Back on the trail, it’s a graceful ride through woodland and across the Martin’s River trestle bridge before the trailhead for the Dynamite Trail (km 100). Make sure you stop at the interpretive panels and enjoy the scenic Oakland Lake (km 104) before reaching Mahone Bay.
To reach downtown Mahone Bay, turn left on Main Street (km 108). Take a walk through the downtown, stopping at Sweet Ride Cycling and the many beautiful gift shops and delicious cafes and restaurants. Take a tour of Amos Pewter to learn how their locally inspired, hand-crafted jewelry, ornaments, and keepsakes are created.
The 10km Bay to Bay Trail connects Mahone Bay to Lunenburg (km 119). You can enter the town by turning left on Dufferin Street, right on Falkland Street, and left at the first crosswalk to access a trail to the waterfront. Old Town Lunenburg is a UNESCO World Heritage Site and a bustling community with many shops, artisans, restaurants, attractions, grand heritage inns and B&Bs, and the Rhumb Line Bicycle Shop.
USING THIS MAP
Routes profiled in this brochure are primarily on secondary highways and rural roads and are not designated bicycle routes. The majority of recommended routes do not have paved shoulders. Rider discretion is advised.

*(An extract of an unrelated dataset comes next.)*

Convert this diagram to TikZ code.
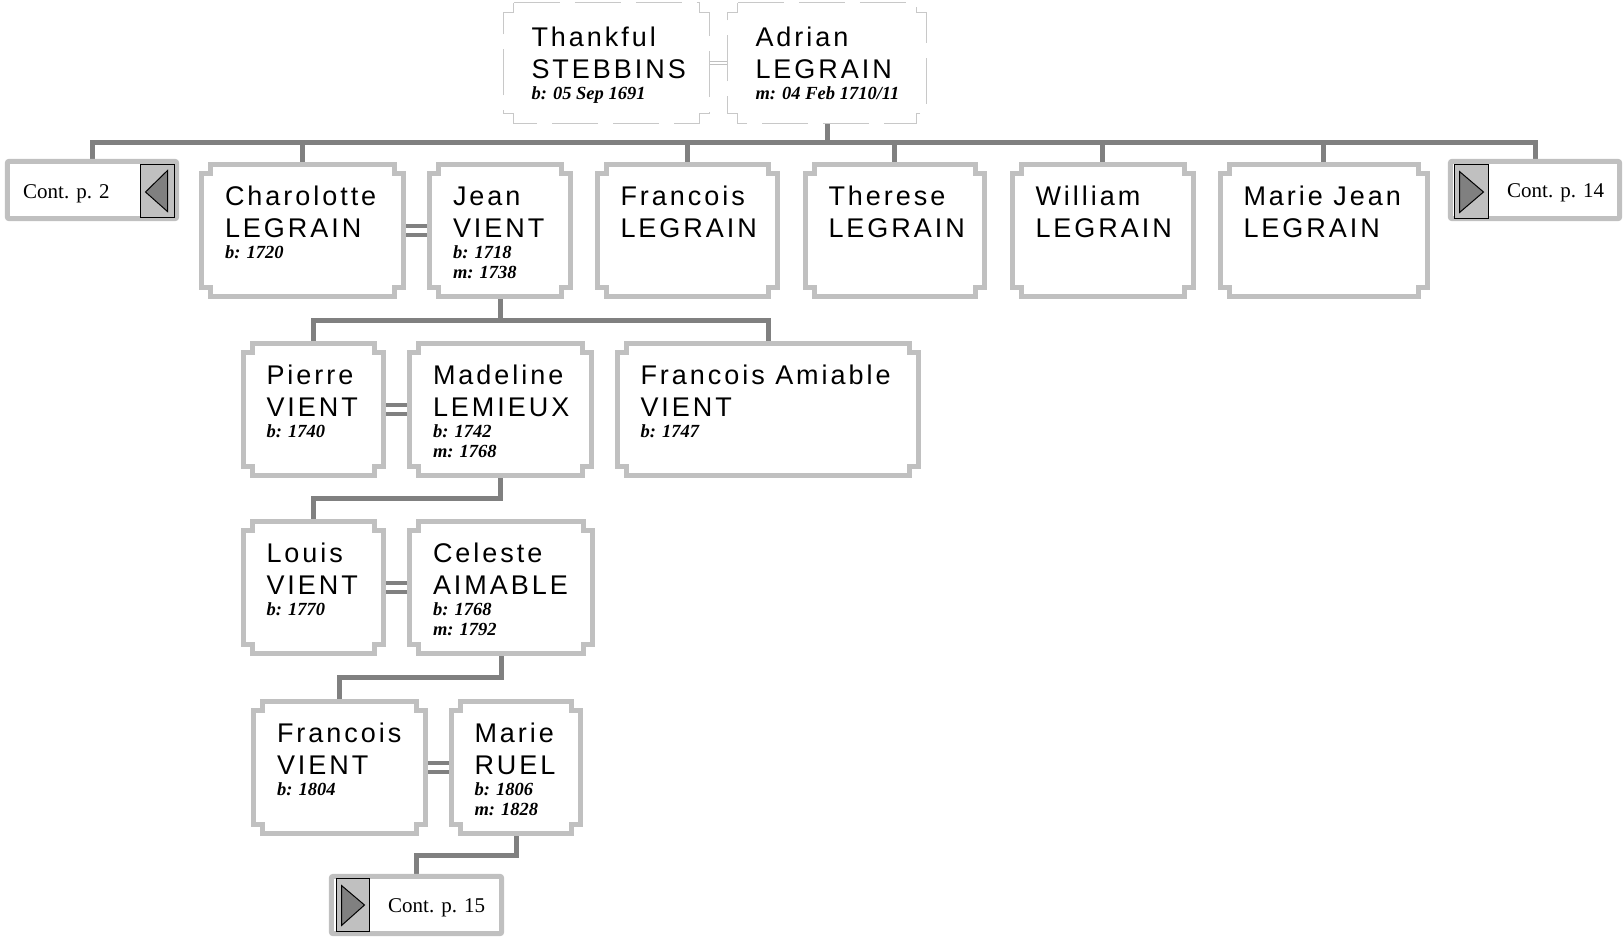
\documentclass[tikz,border=0pt]{standalone}
\usepackage{fontspec}
\setmainfont{Liberation Serif}
\newfontfamily\namefont[LetterSpace=11]{Liberation Sans}
\usetikzlibrary{calc}
\definecolor{boxgray}{HTML}{C0C0C0}
\definecolor{linegray}{HTML}{808080}
\definecolor{dashgray}{HTML}{C8C8C8}
\newcommand\notched[3]{%
 \draw[#1] ($(#2.north west)+(#3,0)$) -- ($(#2.north east)+(-#3,0)$) -- ++(0,#3) -- ($(#2.north east)+(0,#3)$) -- ($(#2.south east)+(0,-#3)$) -- ++(-#3,0) -- ($(#2.south east)+(-#3,0)$) -- ($(#2.south west)+(#3,0)$) -- ++(0,-#3) -- ($(#2.south west)+(0,-#3)$) -- ($(#2.north west)+(0,#3)$) -- ++(#3,0) -- cycle;}
\newcommand\Nm[4]{\node[nametext] (#1) at ($(#2.north west)+(23,#3)$) {#4};}
\newcommand\Dt[4]{\node[datetext] (#1) at ($(#2.north west)+(23,#3)$) {#4};}
\begin{document}
\begin{tikzpicture}[x=1pt,y=-1pt,
  fam/.style={draw=none, inner sep=0pt, shape=rectangle, minimum height=132pt},
  box/.style={draw=boxgray, line width=5pt, fill=white, line join=miter},
  tbox/.style={draw=dashgray, line width=1.2pt, fill=white, dash pattern=on 46pt off 15pt},
  conn/.style={draw=linegray, line width=5pt},
  marr/.style={draw=linegray, line width=4pt},
  tmarr/.style={draw=boxgray, line width=1pt},
  contline/.style={draw=boxgray, line width=5pt, fill=white, rounded corners=2pt},
  btn/.style={draw=black, fill=boxgray, line width=1pt, inner sep=0pt},
  tri/.style={draw=black, fill=linegray, line width=1pt, line join=miter},
  nametext/.style={anchor=base west, inner sep=0pt, font={\namefont\fontsize{27}{32}\selectfont}},
  datetext/.style={anchor=base west, inner sep=0pt, font={\bfseries\itshape\fontsize{18.5}{21}\selectfont}},
  conttext/.style={anchor=base west, inner sep=0pt, font={\fontsize{21}{25}\selectfont}}]
\useasboundingbox (0,0) rectangle (1623,938);
% ---- nodes (geometry) ----
\node[fam, minimum width=205pt, minimum height=120pt] (thankful) at (606.5,63) {};
\node[fam, minimum width=198pt, minimum height=120pt] (adrian) at (827,63) {};
\node[fam, minimum width=169pt, minimum height=57pt] (cont2) at (92,190) {};
\node[fam, minimum width=169pt, minimum height=57pt] (cont14) at (1535,190) {};
\node[fam, minimum width=170pt, minimum height=57pt] (cont15) at (416.5,905) {};
\node[fam, minimum width=201.5pt] (charlotte) at (302.75,230.5) {};
\node[fam, minimum width=140pt] (jean) at (500,230.5) {};
\node[fam, minimum width=179.5pt] (francoisL) at (687.25,230.5) {};
\node[fam, minimum width=178.5pt] (therese) at (894.75,230.5) {};
\node[fam, minimum width=180.5pt] (william) at (1102.75,230.5) {};
\node[fam, minimum width=206.5pt] (mariejean) at (1323.75,230.5) {};
\node[fam, minimum width=140pt] (pierre) at (313.5,409.5) {};
\node[fam, minimum width=181.5pt] (madeline) at (500.75,409.5) {};
\node[fam, minimum width=301pt] (francoisA) at (768,409.5) {};
\node[fam, minimum width=140pt] (louis) at (313.5,587.5) {};
\node[fam, minimum width=182pt] (celeste) at (501,587.5) {};
\node[fam, minimum width=171.5pt] (francoisV) at (339.75,767.5) {};
\node[fam, minimum width=129pt] (marieR) at (516,767.5) {};
\coordinate (lv1) at (0,142.5);
\coordinate (lv2) at (0,320);
\coordinate (lv3) at (0,498.5);
\coordinate (lv4) at (0,677.5);
\coordinate (lv5) at (0,855);
% ---- connectors ----
\draw[conn] (adrian.south) -- (adrian.south |- lv1);
\draw[conn] (cont2.north) -- (cont2.north |- lv1) -| (cont14.north);
\foreach \c in {charlotte,francoisL,therese,william,mariejean}
  \draw[conn] (\c.north) -- (\c.north |- lv1);
\draw[conn] (jean.south) -- (jean.south |- lv2) -| (pierre.north);
\draw[conn] (jean.south |- lv2) -| (francoisA.north);
\draw[conn] (madeline.south) -- (madeline.south |- lv3) -| (louis.north);
\draw[conn] (celeste.south) -- (celeste.south |- lv4) -| (francoisV.north);
\draw[conn] (marieR.south) -- (marieR.south |- lv5) -| (cont15.north);
% marriages
\draw[tmarr] ($(thankful.east)+(0,-1.7)$) -- ($(adrian.west)+(0,-1.7)$);
\draw[tmarr] ($(thankful.east)+(0,1.7)$) -- ($(adrian.west)+(0,1.7)$);
\foreach \a/\b in {charlotte/jean,pierre/madeline,louis/celeste,francoisV/marieR}{
  \draw[marr] ($(\a.east)+(0,-4.5)$) -- ($(\b.west)+(0,-4.5)$);
  \draw[marr] ($(\a.east)+(0,4.5)$) -- ($(\b.west)+(0,4.5)$);
}
% ---- boxes ----
\notched{tbox}{thankful}{10}
\notched{tbox}{adrian}{10}
\foreach \c in {charlotte,jean,francoisL,therese,william,mariejean,pierre,madeline,francoisA,louis,celeste,francoisV,marieR}
  {\notched{box}{\c}{9}}
\foreach \c in {cont2,cont14,cont15}
  \draw[contline] (\c.north west) rectangle (\c.south east);
% continuation buttons
\node[btn, minimum width=34pt, minimum height=53pt] (cont2b) at (157,190.5) {};
\draw[tri] ($(cont2b.west)+(6,1.5)$) -- ($(cont2b.north east)+(-7,7)$) -- ($(cont2b.south east)+(-7,-6)$) -- cycle;
\node[btn, minimum width=34pt, minimum height=54pt] (cont14b) at (1471,191) {};
\draw[tri] ($(cont14b.north west)+(6,8)$) -- ($(cont14b.south west)+(6,-6)$) -- ($(cont14b.east)+(-5,1)$) -- cycle;
\node[btn, minimum width=33pt, minimum height=53pt] (cont15b) at (352.5,904.5) {};
\draw[tri] ($(cont15b.north west)+(6,8)$) -- ($(cont15b.south west)+(6,-6)$) -- ($(cont15b.east)+(-5,0.5)$) -- cycle;
\node[conttext] (cont2t) at (23,198) {Cont. p. 2};
\node[conttext] (cont14t) at (1507,197.5) {Cont. p. 14};
\node[conttext] (cont15t) at (388,912) {Cont. p. 15};
% ---- texts ----
\node[nametext] (thankful-a) at ($(thankful.north west)+(27.5,44)$) {Thankful};
\node[nametext] (thankful-b) at ($(thankful.north west)+(27.5,76)$) {STEBBINS};
\node[datetext] (thankful-c) at ($(thankful.north west)+(27.5,97)$) {b: 05 Sep 1691};
\node[nametext] (adrian-a) at ($(adrian.north west)+(27.5,44)$) {Adrian};
\node[nametext] (adrian-b) at ($(adrian.north west)+(27.5,76)$) {LEGRAIN};
\node[datetext] (adrian-c) at ($(adrian.north west)+(27.5,97)$) {m: 04 Feb 1710/11};
\Nm{charlotte-a}{charlotte}{41.5}{Charolotte}
\Nm{charlotte-b}{charlotte}{73.5}{LEGRAIN}
\Dt{charlotte-c}{charlotte}{94.5}{b: 1720}
\Nm{jean-a}{jean}{41.5}{Jean}
\Nm{jean-b}{jean}{73.5}{VIENT}
\Dt{jean-c}{jean}{94.5}{b: 1718}
\Dt{jean-d}{jean}{114.5}{m: 1738}
\Nm{francoisL-a}{francoisL}{41.5}{Francois}
\Nm{francoisL-b}{francoisL}{73.5}{LEGRAIN}
\Nm{therese-a}{therese}{41.5}{Therese}
\Nm{therese-b}{therese}{73.5}{LEGRAIN}
\Nm{william-a}{william}{41.5}{William}
\Nm{william-b}{william}{73.5}{LEGRAIN}
\Nm{mariejean-a}{mariejean}{41.5}{Marie Jean}
\Nm{mariejean-b}{mariejean}{73.5}{LEGRAIN}
\Nm{pierre-a}{pierre}{41.5}{Pierre}
\Nm{pierre-b}{pierre}{73.5}{VIENT}
\Dt{pierre-c}{pierre}{94.5}{b: 1740}
\Nm{madeline-a}{madeline}{41.5}{Madeline}
\Nm{madeline-b}{madeline}{73.5}{LEMIEUX}
\Dt{madeline-c}{madeline}{94.5}{b: 1742}
\Dt{madeline-d}{madeline}{114.5}{m: 1768}
\Nm{francoisA-a}{francoisA}{41.5}{Francois Amiable}
\Nm{francoisA-b}{francoisA}{73.5}{VIENT}
\Dt{francoisA-c}{francoisA}{94.5}{b: 1747}
\Nm{louis-a}{louis}{41.5}{Louis}
\Nm{louis-b}{louis}{73.5}{VIENT}
\Dt{louis-c}{louis}{94.5}{b: 1770}
\Nm{celeste-a}{celeste}{41.5}{Celeste}
\Nm{celeste-b}{celeste}{73.5}{AIMABLE}
\Dt{celeste-c}{celeste}{94.5}{b: 1768}
\Dt{celeste-d}{celeste}{114.5}{m: 1792}
\Nm{francoisV-a}{francoisV}{41.5}{Francois}
\Nm{francoisV-b}{francoisV}{73.5}{VIENT}
\Dt{francoisV-c}{francoisV}{94.5}{b: 1804}
\Nm{marieR-a}{marieR}{41.5}{Marie}
\Nm{marieR-b}{marieR}{73.5}{RUEL}
\Dt{marieR-c}{marieR}{94.5}{b: 1806}
\Dt{marieR-d}{marieR}{114.5}{m: 1828}
\end{tikzpicture}
\end{document}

Efforts have been made to profile routes with light vehicle traffic; however, traffic volumes are open to fluctuation. Higher traffic should be expected from June to September during peak tourism season.
Make sure you take time to plan ahead and are properly equipped for your ride, including a helmet (required by law). Preparation will help you make the most of your Nova Scotia cycling experience!
All cyclists using this map ride at their own risk.